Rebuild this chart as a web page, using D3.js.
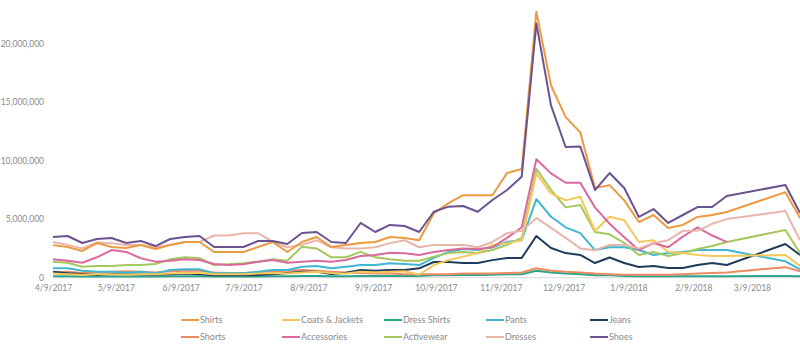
━━━━━━━━
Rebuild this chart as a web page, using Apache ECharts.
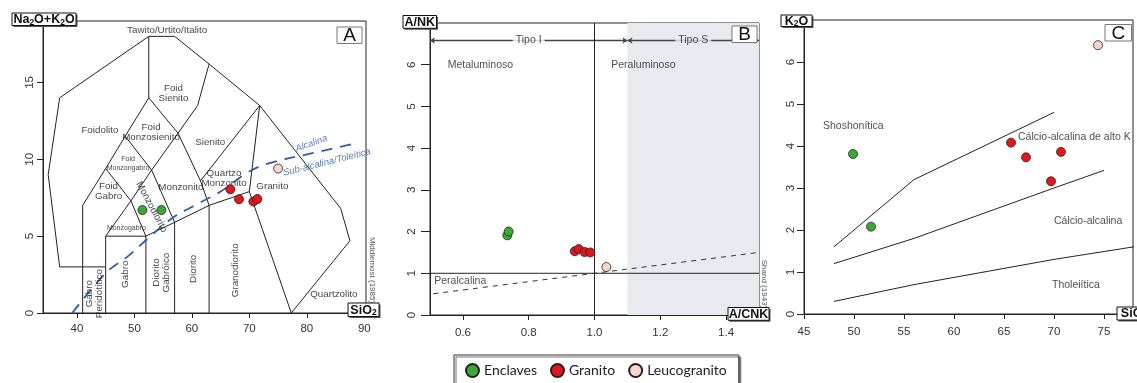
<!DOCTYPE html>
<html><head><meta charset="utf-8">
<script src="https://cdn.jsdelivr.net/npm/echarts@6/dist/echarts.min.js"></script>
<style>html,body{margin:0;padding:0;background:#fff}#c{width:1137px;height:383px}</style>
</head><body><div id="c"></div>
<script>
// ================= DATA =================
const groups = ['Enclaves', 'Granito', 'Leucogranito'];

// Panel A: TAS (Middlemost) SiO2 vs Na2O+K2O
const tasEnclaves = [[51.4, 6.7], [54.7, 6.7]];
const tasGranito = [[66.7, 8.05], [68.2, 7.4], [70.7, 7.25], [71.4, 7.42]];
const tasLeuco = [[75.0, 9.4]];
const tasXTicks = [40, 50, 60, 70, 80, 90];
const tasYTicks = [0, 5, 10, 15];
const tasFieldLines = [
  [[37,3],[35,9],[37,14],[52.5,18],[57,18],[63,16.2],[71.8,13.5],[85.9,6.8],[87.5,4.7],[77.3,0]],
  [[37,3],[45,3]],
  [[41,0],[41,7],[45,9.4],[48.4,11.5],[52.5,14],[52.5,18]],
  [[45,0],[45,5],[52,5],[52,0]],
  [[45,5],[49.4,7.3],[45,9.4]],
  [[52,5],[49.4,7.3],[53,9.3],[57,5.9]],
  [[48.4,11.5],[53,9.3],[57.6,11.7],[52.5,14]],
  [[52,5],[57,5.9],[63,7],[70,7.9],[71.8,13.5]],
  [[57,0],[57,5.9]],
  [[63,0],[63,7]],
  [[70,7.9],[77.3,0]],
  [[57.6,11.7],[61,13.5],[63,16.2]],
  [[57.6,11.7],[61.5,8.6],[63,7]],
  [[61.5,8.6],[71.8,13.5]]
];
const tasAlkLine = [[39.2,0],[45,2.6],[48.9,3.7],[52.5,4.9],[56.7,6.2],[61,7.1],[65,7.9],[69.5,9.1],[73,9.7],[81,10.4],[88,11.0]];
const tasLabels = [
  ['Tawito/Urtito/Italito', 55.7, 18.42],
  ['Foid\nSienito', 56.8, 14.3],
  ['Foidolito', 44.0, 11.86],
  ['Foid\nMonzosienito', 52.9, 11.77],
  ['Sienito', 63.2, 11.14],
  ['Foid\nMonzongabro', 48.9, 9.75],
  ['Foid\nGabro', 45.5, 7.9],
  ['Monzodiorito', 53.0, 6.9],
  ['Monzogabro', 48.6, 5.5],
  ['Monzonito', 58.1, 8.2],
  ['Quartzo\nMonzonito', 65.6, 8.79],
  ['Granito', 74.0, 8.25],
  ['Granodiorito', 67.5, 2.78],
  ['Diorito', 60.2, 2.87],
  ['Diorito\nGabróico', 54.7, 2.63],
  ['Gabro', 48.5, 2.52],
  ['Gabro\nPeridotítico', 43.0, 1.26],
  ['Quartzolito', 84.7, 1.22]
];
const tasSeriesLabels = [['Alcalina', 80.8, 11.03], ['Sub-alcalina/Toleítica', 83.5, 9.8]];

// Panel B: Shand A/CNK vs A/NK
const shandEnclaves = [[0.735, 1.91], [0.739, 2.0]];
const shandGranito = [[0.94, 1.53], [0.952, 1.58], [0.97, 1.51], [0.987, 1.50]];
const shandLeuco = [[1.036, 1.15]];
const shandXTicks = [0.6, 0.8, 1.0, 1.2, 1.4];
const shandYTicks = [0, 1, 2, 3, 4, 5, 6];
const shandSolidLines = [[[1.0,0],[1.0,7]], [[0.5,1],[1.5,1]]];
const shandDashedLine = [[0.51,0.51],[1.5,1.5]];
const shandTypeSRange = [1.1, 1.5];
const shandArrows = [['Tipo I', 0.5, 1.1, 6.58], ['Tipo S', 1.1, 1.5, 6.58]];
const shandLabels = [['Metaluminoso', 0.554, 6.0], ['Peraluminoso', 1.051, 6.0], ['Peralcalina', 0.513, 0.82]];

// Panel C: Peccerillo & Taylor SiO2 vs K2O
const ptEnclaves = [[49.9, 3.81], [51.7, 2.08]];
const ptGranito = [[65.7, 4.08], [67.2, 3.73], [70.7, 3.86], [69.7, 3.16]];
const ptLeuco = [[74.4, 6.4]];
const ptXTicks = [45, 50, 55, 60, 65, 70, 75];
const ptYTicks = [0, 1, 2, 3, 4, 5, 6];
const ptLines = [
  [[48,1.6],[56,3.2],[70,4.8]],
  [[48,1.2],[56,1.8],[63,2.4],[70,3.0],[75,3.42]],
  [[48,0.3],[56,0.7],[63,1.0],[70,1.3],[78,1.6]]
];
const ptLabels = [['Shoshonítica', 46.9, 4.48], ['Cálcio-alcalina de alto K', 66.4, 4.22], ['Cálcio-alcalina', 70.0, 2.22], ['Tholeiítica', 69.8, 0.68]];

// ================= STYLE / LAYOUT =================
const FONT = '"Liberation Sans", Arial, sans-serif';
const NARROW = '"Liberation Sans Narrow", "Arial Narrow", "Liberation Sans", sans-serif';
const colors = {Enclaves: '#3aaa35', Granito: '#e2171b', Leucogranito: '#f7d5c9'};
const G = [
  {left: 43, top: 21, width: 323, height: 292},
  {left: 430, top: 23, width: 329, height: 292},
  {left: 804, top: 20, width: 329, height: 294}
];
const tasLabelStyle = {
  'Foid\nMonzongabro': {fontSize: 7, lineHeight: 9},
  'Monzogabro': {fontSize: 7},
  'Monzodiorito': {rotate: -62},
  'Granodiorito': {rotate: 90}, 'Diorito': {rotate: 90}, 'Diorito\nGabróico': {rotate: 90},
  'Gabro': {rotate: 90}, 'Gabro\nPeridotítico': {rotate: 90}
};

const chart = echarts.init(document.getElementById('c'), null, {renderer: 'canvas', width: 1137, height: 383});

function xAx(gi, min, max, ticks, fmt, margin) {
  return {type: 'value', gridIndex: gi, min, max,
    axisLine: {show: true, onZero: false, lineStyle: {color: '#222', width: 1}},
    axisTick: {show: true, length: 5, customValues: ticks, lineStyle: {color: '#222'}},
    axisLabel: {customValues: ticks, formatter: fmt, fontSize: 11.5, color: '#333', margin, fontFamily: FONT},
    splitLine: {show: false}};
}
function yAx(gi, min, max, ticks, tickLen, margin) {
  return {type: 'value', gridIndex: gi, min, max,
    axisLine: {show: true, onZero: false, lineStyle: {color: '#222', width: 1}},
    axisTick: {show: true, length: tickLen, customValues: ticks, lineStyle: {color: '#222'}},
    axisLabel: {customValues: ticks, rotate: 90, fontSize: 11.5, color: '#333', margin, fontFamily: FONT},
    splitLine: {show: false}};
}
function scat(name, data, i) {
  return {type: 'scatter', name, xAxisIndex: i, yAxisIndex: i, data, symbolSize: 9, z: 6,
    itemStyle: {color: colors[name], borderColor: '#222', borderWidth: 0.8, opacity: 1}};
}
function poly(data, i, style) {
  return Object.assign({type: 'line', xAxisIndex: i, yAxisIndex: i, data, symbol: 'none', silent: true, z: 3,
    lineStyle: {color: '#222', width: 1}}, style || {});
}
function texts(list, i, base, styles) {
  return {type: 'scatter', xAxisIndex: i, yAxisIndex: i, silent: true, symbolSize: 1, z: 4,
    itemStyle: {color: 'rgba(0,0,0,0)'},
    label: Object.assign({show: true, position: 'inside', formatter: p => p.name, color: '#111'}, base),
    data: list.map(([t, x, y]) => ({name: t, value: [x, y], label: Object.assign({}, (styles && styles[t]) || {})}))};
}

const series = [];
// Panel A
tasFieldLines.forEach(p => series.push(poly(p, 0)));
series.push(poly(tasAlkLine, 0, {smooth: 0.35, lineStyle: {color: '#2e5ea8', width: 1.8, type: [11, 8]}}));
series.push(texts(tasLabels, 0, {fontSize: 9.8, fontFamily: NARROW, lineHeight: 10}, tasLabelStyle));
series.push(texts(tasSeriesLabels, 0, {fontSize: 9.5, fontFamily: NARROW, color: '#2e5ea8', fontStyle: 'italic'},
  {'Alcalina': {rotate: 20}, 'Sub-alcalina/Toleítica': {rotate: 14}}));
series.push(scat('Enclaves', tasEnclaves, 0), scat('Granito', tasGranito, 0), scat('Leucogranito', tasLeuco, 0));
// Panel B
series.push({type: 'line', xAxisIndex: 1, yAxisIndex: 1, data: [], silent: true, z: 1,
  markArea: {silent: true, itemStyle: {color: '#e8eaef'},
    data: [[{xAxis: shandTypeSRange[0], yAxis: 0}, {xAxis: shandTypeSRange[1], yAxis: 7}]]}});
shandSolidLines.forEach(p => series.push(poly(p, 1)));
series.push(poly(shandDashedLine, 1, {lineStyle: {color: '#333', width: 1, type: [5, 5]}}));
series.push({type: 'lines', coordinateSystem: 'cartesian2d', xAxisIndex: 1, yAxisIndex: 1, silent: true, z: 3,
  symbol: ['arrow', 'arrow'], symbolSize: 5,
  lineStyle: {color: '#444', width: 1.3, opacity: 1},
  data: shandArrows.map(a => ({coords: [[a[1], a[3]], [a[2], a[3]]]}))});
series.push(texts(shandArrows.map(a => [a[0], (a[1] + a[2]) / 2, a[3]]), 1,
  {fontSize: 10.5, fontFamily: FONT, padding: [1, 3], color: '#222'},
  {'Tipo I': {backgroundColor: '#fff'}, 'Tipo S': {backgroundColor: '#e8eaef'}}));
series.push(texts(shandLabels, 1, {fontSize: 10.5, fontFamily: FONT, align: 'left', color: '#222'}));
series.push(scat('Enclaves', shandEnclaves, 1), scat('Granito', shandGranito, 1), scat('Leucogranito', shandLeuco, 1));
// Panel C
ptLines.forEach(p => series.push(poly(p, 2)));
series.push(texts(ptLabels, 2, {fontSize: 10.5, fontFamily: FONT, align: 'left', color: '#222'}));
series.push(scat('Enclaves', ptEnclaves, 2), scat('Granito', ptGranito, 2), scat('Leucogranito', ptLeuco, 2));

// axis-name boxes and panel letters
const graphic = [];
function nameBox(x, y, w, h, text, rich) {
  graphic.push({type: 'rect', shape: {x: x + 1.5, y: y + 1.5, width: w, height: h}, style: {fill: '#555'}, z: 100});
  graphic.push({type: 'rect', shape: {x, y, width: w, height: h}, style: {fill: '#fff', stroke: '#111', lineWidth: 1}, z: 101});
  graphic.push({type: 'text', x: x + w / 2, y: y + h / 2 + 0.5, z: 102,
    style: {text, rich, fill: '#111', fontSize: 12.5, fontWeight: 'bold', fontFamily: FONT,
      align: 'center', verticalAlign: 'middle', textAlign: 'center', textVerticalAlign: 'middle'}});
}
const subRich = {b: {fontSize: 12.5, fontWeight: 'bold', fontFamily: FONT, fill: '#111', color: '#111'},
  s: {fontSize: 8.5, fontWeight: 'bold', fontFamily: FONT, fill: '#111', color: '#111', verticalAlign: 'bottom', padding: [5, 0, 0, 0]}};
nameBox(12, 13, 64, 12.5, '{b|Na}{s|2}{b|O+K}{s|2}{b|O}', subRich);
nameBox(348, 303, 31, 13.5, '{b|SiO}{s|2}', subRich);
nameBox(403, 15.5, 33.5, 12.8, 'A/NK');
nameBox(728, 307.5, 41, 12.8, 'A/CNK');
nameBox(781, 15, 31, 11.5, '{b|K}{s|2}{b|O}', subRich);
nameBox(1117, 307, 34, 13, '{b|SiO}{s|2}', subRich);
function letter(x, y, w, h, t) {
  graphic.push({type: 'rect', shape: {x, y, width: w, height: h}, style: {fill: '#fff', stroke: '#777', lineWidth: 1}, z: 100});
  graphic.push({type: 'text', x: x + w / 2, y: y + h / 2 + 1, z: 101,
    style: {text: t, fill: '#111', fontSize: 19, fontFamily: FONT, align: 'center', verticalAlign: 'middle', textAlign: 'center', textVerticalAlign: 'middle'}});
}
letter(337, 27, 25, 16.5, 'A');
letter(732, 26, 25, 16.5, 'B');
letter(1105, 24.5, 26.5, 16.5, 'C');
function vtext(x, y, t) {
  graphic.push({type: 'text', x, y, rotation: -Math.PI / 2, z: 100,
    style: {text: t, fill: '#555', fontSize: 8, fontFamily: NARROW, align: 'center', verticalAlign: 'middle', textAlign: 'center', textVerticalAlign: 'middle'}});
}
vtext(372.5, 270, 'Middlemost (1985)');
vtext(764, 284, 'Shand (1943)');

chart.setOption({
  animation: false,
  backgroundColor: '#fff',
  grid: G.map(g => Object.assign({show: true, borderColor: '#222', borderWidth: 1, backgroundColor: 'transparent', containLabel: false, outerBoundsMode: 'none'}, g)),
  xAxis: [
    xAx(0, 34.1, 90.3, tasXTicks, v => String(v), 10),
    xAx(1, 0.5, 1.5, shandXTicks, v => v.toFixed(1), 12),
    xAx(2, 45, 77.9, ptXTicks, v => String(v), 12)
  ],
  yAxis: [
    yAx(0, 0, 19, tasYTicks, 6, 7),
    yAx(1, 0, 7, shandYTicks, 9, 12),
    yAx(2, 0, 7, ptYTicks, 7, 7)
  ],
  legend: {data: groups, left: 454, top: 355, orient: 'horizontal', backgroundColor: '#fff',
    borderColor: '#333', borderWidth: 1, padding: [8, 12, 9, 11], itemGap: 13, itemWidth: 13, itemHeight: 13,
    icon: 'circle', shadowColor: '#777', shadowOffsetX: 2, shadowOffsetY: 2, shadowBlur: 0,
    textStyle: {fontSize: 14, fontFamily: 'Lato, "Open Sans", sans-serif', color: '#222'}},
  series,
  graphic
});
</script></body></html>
━━━━━━━━
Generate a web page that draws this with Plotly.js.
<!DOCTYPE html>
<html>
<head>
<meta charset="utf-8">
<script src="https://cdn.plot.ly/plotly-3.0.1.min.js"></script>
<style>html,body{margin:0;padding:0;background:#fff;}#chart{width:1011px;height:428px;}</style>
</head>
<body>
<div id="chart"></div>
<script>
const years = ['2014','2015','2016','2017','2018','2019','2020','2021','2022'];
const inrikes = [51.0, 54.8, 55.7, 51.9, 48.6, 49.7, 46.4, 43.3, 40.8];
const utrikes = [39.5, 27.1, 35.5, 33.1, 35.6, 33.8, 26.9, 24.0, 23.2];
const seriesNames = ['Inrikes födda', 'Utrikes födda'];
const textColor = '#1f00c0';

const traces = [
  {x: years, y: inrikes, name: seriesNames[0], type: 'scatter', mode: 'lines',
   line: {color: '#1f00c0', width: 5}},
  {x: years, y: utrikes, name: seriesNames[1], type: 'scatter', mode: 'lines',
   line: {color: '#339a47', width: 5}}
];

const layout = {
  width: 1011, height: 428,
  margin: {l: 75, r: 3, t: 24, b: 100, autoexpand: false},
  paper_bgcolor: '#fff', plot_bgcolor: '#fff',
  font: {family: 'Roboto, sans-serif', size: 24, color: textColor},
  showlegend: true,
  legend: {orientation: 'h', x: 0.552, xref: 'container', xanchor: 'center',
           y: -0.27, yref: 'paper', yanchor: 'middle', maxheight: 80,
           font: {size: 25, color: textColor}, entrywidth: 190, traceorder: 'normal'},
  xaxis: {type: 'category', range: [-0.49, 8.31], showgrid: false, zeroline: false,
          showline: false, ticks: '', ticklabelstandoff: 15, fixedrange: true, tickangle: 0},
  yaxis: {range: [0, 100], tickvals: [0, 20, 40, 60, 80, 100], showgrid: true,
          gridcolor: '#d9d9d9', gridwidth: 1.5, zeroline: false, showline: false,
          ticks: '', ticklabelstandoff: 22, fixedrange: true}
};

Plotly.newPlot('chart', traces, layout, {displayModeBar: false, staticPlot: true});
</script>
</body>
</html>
━━━━━━━━
▶ _EXERCISE PROMPT_
Determine the number of lines where the string "this" occurs, and give that number only.

▶ _OUTPUT_
3